Addressing plan exercise for our IPv6 course
Akyol, Bora A
bora at pnl.gov
Tue Jul 27 19:05:19 UTC 2010
Please see comments inline.
On 7/22/10 10:13 PM, "Owen DeLong" <owen at delong.com> wrote:
> In all reality:
>
> 1. NAT has nothing to do with security. Stateful inspection provides
> security, NAT just mangles addresses.
Of course, the problem is that there are millions of customers that believe
that NAT == security. This needs to change.
>
> 2. In the places where NAT works, it does so at a terrible cost. It
> breaks a number of things, and, applications like Skype are
> incredibly more complex pieces of code in order to solve NAT
> traversal.
I look at this as water under the bridge. Yep, it was complicated code and
now it works. I can run bittorrent just fine beyond an Apple wireless router
and I did nothing to make that work.

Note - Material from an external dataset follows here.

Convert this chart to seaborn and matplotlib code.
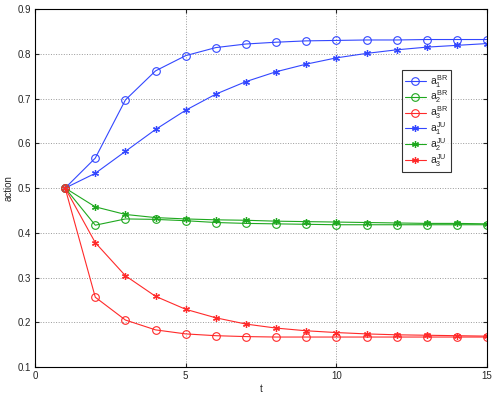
import matplotlib
matplotlib.use('Agg')
import matplotlib.pyplot as plt
import seaborn as sns

# time steps
t = list(range(1, 16))

# best-response dynamics
a1_br = [0.500, 0.567, 0.697, 0.762, 0.796, 0.814, 0.822, 0.826, 0.829, 0.830, 0.831, 0.831, 0.832, 0.832, 0.832]
a2_br = [0.500, 0.417, 0.431, 0.430, 0.427, 0.423, 0.421, 0.420, 0.419, 0.418, 0.418, 0.418, 0.418, 0.418, 0.418]
a3_br = [0.500, 0.256, 0.205, 0.183, 0.174, 0.170, 0.168, 0.167, 0.167, 0.167, 0.167, 0.167, 0.167, 0.167, 0.167]

# JU dynamics
a1_ju = [0.500, 0.533, 0.582, 0.631, 0.674, 0.710, 0.738, 0.760, 0.777, 0.791, 0.801, 0.809, 0.815, 0.819, 0.823]
a2_ju = [0.500, 0.458, 0.441, 0.434, 0.431, 0.429, 0.428, 0.426, 0.425, 0.424, 0.423, 0.422, 0.421, 0.421, 0.420]
a3_ju = [0.500, 0.378, 0.304, 0.258, 0.229, 0.210, 0.196, 0.187, 0.181, 0.177, 0.174, 0.172, 0.171, 0.170, 0.169]

series = [
    (a1_br, r'$a_1^{BR}$', '#3347ff', 'o'),
    (a2_br, r'$a_2^{BR}$', '#1fa81f', 'o'),
    (a3_br, r'$a_3^{BR}$', '#ff2a2a', 'o'),
    (a1_ju, r'$a_1^{JU}$', '#3347ff', '*'),
    (a2_ju, r'$a_2^{JU}$', '#1fa81f', '*'),
    (a3_ju, r'$a_3^{JU}$', '#ff2a2a', '*'),
]

sns.set_style('white')
plt.rcParams['font.family'] = ['Liberation Sans', 'DejaVu Sans']
plt.rcParams['mathtext.fontset'] = 'custom'
plt.rcParams['mathtext.rm'] = 'Liberation Sans'
plt.rcParams['mathtext.it'] = 'Liberation Sans'

fig = plt.figure(figsize=(4.98, 3.96), dpi=100)
ax = fig.add_axes([0.0703, 0.0732, 0.9077, 0.9038])

for vals, lab, col, mk in series:
    if mk == 'o':
        sns.lineplot(x=t, y=vals, ax=ax, color=col, marker='o', label=lab,
                     markersize=5.5, markerfacecolor='none', markeredgecolor=col,
                     markeredgewidth=0.8, linewidth=0.8)
    else:
        sns.lineplot(x=t, y=vals, ax=ax, color=col, marker=(6, 2, 0), label=lab,
                     markersize=5, markeredgecolor=col, markeredgewidth=0.9,
                     linewidth=0.8)

ax.set_xlim(0, 15)
ax.set_ylim(0.1, 0.9)
ax.set_xticks([0, 5, 10, 15])
ax.set_yticks([0.1, 0.2, 0.3, 0.4, 0.5, 0.6, 0.7, 0.8, 0.9])
ax.set_yticklabels(['0.1', '0.2', '0.3', '0.4', '0.5', '0.6', '0.7', '0.8', '0.9'])
ax.tick_params(direction='in', length=3, labelsize=7, top=True, right=True,
               bottom=True, left=True, pad=3)
ax.grid(True, linestyle=':', color='#9a9a9a', linewidth=0.7)
for sp in ax.spines.values():
    sp.set_color('black')
    sp.set_linewidth(0.8)
ax.set_xlabel('t', fontsize=7, labelpad=2)
ax.set_ylabel('action', fontsize=7, labelpad=3)

leg = ax.legend(loc='upper left', bbox_to_anchor=(0.80, 0.845), fontsize=7.5,
                labelspacing=-0.1, handlelength=2.0, handletextpad=0.4,
                borderpad=0.3, frameon=True, fancybox=False, edgecolor='black')
leg.get_frame().set_linewidth(0.8)

plt.savefig('out.png', dpi=100)
plt.close()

Micro-torrent just communicates with
the router to make the port available.
> The elimination of NAT is one of the greatest features of IPv6.
>
> Most customers don't know or care what NAT is and wouldn't know the
> difference between a NAT firewall and a stateful inspection firewall.
>
> I do think that people will get rid of the NAT box by and large, or, at least
> in IPv6, the box won't be NATing.
>
> Whether or not they NAT it, it's still better to give the customer enough
> addresses that they don't HAVE to NAT.
>
> Owen
>
Of course, no disagreement there. The real challenge is going to be
education of customers so that they can actually configure a firewall policy
to protect their now-suddenly-addressable-on-the-Internet home network. I
would love to see how SOHO vendors are going to address this.